Federal government has raised the alarm that “a section of the broadcast media has been lending its platform to agents of divisiveness, hatred, disunity, and misinformation.”
The minister of information and culture, Alhaji Lai Mohammed, who disclosed this in his keynote address at the opening of the 75th general assembly of the Broadcasting Organisations of Nigeria (BON) in Kano yesterday, said some broadcast stations revel in lending their platforms to those whose stock-in-trade is to spew hate as well as angry and divisive rhetoric and misinformation.
He, however, implored broadcast organisations to continue to leverage their power and reach to foster national unity and development.
Mohammed decried that at a time that our nation is facing a big challenge of insecurity and threats to national unity, divisive and hate messages, as well as misinformation being peddled by certain broadcast media, constitute a great risk, some media were lending their platform to misinformation.
The minister said broadcasting remains a powerful tool and has a great role to play in fostering national unity and development. He said if used wrongly, it can also be a tool for disunity, divisiveness, and disharmony, all of which are inimical to development.
“Apart from during the civil war, I cannot think of any other time in our nation’s history that the role of the media in general, and the broadcast media in particular, has been more important in dousing tension and forging national cohesion.
“Let us, therefore, resolve to use our platforms to serve both public and national interest, rather than the interest of a few naysayers and agents of destabilization. Let us harness the power of broadcasting to inform, educate and entertain our people in a positive way. Let us deny them the use of our various platforms. Let us remember that it is because we have a country where we can have broadcast stations,” he said.
He said anyone who doubts the double-edged power of the broadcast media to foster national unity or trigger disharmony should read about the role of a broadcast station, RTLM, in the 100 days of the genocide that left at least 800,000 people dead in Rwanda in 1994.

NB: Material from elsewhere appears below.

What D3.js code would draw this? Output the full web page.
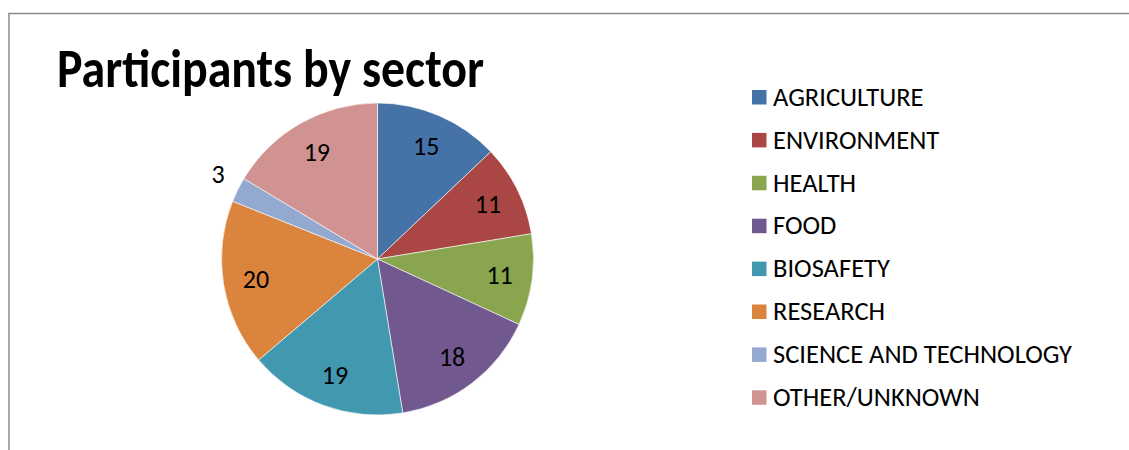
<!DOCTYPE html>
<html>
<head>
<meta charset="utf-8">
<script src="https://cdn.jsdelivr.net/npm/d3@7"></script>
<style>
  body { margin: 0; background: #fff; }
  svg { display: block; font-family: Carlito, Calibri, Lato, sans-serif; }
</style>
</head>
<body>
<div id="chart"></div>
<script>
const sectors = ["AGRICULTURE", "ENVIRONMENT", "HEALTH", "FOOD", "BIOSAFETY", "RESEARCH", "SCIENCE AND TECHNOLOGY", "OTHER/UNKNOWN"];
const participants = [15, 11, 11, 18, 19, 20, 3, 19];
const colors = ["#4572A7", "#AA4643", "#89A54E", "#71588F", "#4198AF", "#DB843D", "#93A9CF", "#D19392"];

const width = 1129, height = 450;
const cx = 377.5, cy = 259, radius = 156;

const svg = d3.select("#chart")
    .append("svg")
    .attr("width", width)
    .attr("height", height);

// Chart frame (top and left edges visible)
svg.append("path")
    .attr("d", `M9,${height} L9,13.5 L${width},13.5`)
    .attr("fill", "none")
    .attr("stroke", "#8a8a8a")
    .attr("stroke-width", 1.5);

// Title
svg.append("text")
    .attr("x", 57)
    .attr("y", 87)
    .attr("textLength", 427)
    .attr("lengthAdjust", "spacingAndGlyphs")
    .style("font-size", "54px")
    .style("font-weight", "bold")
    .style("fill", "#000")
    .text("Participants by sector");

const color = d3.scaleOrdinal().domain(sectors).range(colors);

const pie = d3.pie().sort(null).value(d => d.value);
const arcs = pie(sectors.map((s, i) => ({ name: s, value: participants[i] })));

const arc = d3.arc().innerRadius(0).outerRadius(radius);
const labelArc = d3.arc().innerRadius(radius * 0.79).outerRadius(radius * 0.79);
const outerArc = d3.arc().innerRadius(radius + 22).outerRadius(radius + 22);

const g = svg.append("g").attr("transform", `translate(${cx},${cy})`);

g.selectAll(".slice")
    .data(arcs)
    .enter().append("path")
    .attr("class", "slice")
    .attr("d", arc)
    .attr("fill", d => color(d.data.name))
    .attr("stroke", "#fff")
    .attr("stroke-width", 0.6);

// Data labels: inside, except tiny slices which go outside
g.selectAll(".label")
    .data(arcs)
    .enter().append("text")
    .attr("class", "label")
    .attr("transform", d => {
        const c = (d.data.value < 5 ? outerArc : labelArc).centroid(d);
        return `translate(${c[0]},${c[1] - (d.data.value < 5 ? 6 : 0)})`;
    })
    .attr("text-anchor", "middle")
    .attr("dy", "0.34em")
    .style("font-size", "26px")
    .style("fill", "#000")
    .text(d => d.data.value);

// Legend
const legend = svg.append("g").attr("transform", "translate(752,97)");

const item = legend.selectAll(".legend-item")
    .data(sectors)
    .enter().append("g")
    .attr("class", "legend-item")
    .attr("transform", (d, i) => `translate(0,${i * 42.9})`);

item.append("rect")
    .attr("x", 0)
    .attr("y", -7)
    .attr("width", 14.5)
    .attr("height", 14.5)
    .attr("fill", d => color(d));

item.append("text")
    .attr("x", 21)
    .attr("y", 0)
    .attr("dy", "0.33em")
    .style("font-size", "26.5px")
    .style("fill", "#000")
    .text(d => d);
</script>
</body>
</html>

“The station incited hatred and violence against Tutsis and moderate Hutus during the genocide,” he said.
Recalling the kidnapping incident at the Nigerian Defence Academy in Kaduna on Aug. 24, 2021, he said someone went on national television to say that the army officer that was abducted from had been killed, only for the officer to be rescued alive shortly after.

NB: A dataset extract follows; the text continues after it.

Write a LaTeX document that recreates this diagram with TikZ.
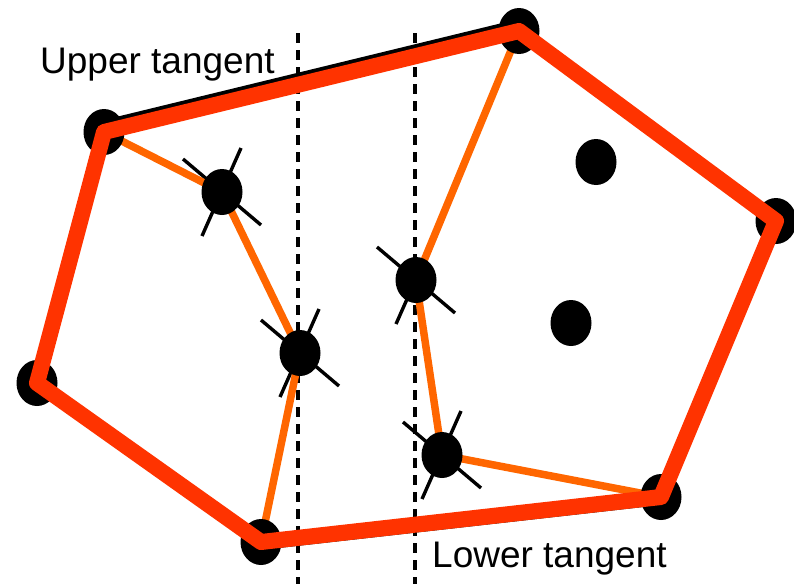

“Some broadcast stations lent their platforms to a very senior public official whose stock-in-trade is divisive rhetoric and unjustified castigation of Mr. President.
“Of course, we cannot forget how a television station reported erroneously that the Ecumenical Centre in Abuja was set ablaze by hoodlums during the #EndSARS protest, or how another television station reported, also erroneously, that a workman atop a bank building in Lagos was a sniper. But for providence, these false reports could have triggered an orgy of violence,” he added.